EXERCISE DIRECTIONS
Your task is to retype the lines from the opening of the material through the line that includes "const efficiencyTarget = 2.4;". Do not copy the pictures.

--- BEGIN MATERIAL PROVIDED ---

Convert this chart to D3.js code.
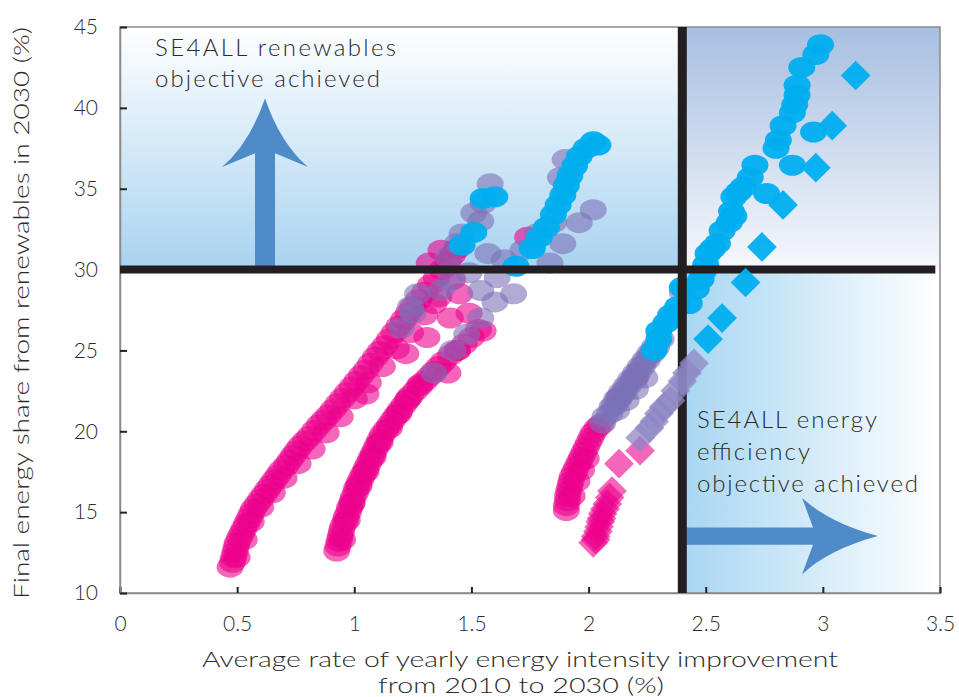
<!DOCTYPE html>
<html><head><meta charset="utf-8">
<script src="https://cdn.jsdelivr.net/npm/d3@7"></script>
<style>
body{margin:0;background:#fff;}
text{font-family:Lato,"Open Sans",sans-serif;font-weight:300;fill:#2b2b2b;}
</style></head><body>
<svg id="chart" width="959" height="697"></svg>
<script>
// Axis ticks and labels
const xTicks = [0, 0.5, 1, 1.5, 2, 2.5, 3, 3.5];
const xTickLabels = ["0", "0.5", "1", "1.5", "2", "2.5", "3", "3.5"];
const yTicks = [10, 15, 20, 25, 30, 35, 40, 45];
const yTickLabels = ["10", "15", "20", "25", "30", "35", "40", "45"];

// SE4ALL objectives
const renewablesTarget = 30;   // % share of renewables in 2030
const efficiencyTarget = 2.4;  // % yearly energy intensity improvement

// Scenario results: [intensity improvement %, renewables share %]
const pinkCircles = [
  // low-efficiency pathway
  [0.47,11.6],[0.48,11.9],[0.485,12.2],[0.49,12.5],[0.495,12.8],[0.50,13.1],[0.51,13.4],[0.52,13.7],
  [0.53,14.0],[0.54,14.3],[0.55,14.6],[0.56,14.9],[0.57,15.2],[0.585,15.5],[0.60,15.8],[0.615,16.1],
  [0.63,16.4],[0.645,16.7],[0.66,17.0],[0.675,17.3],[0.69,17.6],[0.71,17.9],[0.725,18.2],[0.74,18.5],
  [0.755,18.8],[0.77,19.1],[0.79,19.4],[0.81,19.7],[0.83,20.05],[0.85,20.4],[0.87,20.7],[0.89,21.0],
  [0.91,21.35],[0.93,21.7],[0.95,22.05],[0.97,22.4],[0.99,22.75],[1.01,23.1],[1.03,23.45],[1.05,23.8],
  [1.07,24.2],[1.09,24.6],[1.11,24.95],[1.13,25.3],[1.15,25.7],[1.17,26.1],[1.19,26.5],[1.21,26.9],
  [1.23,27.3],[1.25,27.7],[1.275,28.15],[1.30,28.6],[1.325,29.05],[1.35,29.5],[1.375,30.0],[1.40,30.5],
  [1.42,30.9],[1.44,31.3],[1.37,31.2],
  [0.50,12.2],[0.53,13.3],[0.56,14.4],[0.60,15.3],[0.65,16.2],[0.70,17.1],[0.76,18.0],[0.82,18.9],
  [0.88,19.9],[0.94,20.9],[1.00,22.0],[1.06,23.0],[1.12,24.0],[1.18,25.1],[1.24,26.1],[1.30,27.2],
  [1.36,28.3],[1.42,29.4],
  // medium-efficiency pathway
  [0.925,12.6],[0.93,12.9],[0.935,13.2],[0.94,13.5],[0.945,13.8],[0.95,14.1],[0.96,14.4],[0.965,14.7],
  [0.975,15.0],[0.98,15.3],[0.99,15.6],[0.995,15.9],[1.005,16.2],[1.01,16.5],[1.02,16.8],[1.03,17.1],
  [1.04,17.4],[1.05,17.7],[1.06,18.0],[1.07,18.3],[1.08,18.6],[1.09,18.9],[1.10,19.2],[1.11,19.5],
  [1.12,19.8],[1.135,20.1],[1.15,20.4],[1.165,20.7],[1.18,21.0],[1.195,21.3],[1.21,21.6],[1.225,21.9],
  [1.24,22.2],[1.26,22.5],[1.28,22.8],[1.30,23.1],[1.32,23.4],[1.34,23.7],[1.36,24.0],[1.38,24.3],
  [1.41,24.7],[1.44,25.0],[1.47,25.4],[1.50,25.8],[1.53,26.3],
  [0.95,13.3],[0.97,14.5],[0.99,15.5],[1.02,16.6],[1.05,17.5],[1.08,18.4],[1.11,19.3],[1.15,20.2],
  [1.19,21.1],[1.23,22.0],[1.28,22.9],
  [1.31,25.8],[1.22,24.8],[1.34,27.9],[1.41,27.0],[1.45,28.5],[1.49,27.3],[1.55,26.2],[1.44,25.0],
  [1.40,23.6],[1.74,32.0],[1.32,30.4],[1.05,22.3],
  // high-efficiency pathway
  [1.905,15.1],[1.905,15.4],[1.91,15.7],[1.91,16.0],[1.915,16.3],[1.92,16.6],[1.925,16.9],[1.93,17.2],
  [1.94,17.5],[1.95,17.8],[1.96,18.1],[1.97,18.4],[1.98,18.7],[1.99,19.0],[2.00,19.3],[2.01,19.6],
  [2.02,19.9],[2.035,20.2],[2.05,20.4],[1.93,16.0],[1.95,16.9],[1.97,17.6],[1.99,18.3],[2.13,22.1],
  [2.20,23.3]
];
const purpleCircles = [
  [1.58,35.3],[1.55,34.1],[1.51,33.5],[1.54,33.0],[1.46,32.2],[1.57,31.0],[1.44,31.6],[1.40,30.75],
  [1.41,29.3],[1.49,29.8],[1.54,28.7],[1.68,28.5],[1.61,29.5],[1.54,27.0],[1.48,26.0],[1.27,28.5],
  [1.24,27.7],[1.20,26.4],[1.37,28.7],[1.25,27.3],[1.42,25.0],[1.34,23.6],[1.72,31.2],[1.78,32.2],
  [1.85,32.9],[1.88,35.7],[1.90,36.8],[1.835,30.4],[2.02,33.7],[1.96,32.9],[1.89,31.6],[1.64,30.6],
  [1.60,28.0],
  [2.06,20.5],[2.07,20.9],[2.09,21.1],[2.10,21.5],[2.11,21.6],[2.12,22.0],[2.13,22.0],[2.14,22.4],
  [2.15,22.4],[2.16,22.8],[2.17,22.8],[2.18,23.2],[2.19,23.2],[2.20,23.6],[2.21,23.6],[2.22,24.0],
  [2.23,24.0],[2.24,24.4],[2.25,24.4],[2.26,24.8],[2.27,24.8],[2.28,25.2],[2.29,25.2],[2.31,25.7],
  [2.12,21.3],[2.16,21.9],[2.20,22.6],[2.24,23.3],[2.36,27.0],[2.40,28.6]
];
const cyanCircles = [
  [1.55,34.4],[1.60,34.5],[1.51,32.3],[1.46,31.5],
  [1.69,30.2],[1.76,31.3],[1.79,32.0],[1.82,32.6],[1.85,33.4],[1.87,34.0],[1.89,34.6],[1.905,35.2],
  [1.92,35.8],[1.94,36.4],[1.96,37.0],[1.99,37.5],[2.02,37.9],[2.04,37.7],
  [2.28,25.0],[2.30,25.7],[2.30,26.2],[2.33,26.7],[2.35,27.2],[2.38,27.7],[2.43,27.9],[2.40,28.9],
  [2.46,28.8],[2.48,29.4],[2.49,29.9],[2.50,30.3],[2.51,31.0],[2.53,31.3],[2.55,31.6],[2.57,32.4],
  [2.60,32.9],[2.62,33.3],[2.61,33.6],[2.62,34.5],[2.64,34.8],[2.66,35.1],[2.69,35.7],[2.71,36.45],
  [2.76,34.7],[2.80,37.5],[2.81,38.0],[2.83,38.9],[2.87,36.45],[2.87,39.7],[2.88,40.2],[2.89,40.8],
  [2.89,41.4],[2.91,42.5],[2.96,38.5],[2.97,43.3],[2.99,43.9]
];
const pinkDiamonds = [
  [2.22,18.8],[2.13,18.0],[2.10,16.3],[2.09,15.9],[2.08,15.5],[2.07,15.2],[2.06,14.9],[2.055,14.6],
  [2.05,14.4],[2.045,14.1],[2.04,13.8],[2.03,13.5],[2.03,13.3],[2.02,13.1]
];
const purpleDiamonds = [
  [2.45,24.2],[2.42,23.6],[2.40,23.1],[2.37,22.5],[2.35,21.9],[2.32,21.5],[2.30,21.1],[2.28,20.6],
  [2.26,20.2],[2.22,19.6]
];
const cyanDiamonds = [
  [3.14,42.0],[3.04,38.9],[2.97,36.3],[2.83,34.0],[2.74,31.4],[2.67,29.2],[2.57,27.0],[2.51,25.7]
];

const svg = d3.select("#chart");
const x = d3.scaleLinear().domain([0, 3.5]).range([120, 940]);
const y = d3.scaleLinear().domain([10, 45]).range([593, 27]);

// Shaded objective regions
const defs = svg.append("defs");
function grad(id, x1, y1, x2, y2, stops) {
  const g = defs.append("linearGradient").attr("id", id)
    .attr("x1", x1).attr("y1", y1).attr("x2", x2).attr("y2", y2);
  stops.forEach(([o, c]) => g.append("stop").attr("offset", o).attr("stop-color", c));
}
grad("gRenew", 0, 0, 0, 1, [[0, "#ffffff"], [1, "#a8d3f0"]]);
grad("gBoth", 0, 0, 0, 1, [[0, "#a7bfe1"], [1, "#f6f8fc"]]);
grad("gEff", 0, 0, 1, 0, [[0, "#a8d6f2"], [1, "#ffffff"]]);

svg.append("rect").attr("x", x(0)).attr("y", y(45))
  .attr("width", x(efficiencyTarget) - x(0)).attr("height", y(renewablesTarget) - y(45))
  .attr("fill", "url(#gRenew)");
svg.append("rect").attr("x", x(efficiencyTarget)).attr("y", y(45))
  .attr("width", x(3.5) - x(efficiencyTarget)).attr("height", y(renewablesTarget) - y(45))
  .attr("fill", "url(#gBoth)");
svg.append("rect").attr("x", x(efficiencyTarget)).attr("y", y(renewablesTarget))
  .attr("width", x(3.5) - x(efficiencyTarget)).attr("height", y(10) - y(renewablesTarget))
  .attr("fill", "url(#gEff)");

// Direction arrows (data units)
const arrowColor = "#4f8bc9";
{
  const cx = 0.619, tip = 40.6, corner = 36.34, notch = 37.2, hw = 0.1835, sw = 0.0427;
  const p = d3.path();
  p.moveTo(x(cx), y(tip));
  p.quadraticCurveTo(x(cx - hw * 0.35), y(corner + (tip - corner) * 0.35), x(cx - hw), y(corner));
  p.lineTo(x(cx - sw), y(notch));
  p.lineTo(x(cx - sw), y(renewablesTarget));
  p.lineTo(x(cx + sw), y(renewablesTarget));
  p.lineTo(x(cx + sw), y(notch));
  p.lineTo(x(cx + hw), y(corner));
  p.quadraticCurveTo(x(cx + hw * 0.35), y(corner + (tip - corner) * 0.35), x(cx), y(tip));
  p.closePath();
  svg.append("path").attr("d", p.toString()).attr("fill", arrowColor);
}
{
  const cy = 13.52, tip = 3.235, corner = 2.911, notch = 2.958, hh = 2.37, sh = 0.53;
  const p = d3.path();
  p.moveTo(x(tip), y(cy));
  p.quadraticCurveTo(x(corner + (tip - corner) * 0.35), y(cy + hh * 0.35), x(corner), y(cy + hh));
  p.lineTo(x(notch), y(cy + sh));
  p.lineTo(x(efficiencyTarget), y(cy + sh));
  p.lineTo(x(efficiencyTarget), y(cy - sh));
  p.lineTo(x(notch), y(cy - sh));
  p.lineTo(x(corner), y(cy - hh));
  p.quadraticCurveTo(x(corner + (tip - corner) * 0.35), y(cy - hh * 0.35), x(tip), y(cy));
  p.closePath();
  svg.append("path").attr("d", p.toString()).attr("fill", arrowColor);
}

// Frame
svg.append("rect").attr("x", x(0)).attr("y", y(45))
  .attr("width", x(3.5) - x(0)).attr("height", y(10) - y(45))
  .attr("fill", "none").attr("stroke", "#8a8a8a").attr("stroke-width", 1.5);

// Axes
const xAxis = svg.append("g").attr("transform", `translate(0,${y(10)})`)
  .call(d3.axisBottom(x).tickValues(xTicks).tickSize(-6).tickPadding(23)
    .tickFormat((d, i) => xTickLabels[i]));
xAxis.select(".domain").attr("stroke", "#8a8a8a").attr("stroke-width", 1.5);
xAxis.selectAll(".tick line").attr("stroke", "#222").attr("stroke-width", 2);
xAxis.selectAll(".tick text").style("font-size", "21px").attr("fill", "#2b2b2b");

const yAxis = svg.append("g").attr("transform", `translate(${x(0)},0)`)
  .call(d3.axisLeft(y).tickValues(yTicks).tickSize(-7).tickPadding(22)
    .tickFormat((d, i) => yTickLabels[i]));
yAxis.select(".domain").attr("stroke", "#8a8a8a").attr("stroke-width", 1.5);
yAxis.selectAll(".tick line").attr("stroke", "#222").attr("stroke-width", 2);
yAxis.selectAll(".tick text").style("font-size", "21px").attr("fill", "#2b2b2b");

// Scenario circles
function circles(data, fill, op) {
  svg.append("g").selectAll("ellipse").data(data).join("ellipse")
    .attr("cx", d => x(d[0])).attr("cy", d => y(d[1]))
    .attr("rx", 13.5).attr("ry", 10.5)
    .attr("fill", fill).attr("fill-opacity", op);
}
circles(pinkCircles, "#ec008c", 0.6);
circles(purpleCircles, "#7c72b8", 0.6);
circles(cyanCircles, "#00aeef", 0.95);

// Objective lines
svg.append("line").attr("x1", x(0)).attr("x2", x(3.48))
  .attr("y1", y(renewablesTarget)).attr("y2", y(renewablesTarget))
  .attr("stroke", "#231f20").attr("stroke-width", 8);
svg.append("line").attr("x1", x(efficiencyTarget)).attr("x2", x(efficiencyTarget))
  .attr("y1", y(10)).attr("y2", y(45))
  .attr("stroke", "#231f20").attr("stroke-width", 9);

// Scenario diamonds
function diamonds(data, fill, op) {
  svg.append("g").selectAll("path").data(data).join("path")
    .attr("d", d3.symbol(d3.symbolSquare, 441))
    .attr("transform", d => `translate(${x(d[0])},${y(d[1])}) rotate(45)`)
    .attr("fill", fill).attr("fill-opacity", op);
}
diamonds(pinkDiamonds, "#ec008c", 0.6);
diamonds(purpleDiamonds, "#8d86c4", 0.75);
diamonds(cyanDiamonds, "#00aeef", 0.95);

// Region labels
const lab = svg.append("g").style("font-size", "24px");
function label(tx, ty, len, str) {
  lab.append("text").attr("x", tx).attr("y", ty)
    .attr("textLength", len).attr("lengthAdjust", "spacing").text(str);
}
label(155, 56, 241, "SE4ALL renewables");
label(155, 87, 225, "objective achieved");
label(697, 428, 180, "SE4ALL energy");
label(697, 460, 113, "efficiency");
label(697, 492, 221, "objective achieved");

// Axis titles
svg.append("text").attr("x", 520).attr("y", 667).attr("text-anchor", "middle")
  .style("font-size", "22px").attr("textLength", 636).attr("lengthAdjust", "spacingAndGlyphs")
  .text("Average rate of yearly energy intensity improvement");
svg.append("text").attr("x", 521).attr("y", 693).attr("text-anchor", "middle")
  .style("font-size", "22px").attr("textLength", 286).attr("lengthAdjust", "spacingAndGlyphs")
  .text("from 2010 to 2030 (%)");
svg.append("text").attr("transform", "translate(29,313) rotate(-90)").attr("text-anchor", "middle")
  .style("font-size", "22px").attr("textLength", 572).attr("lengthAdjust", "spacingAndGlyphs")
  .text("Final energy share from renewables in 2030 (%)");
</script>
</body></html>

--- END MATERIAL PROVIDED ---

RESULT OF THE TASK
Convert this chart to D3.js code.
<!DOCTYPE html>
<html><head><meta charset="utf-8">
<script src="https://cdn.jsdelivr.net/npm/d3@7"></script>
<style>
body{margin:0;background:#fff;}
text{font-family:Lato,"Open Sans",sans-serif;font-weight:300;fill:#2b2b2b;}
</style></head><body>
<svg id="chart" width="959" height="697"></svg>
<script>
// Axis ticks and labels
const xTicks = [0, 0.5, 1, 1.5, 2, 2.5, 3, 3.5];
const xTickLabels = ["0", "0.5", "1", "1.5", "2", "2.5", "3", "3.5"];
const yTicks = [10, 15, 20, 25, 30, 35, 40, 45];
const yTickLabels = ["10", "15", "20", "25", "30", "35", "40", "45"];

// SE4ALL objectives
const renewablesTarget = 30;   // % share of renewables in 2030
const efficiencyTarget = 2.4;  // % yearly energy intensity improvement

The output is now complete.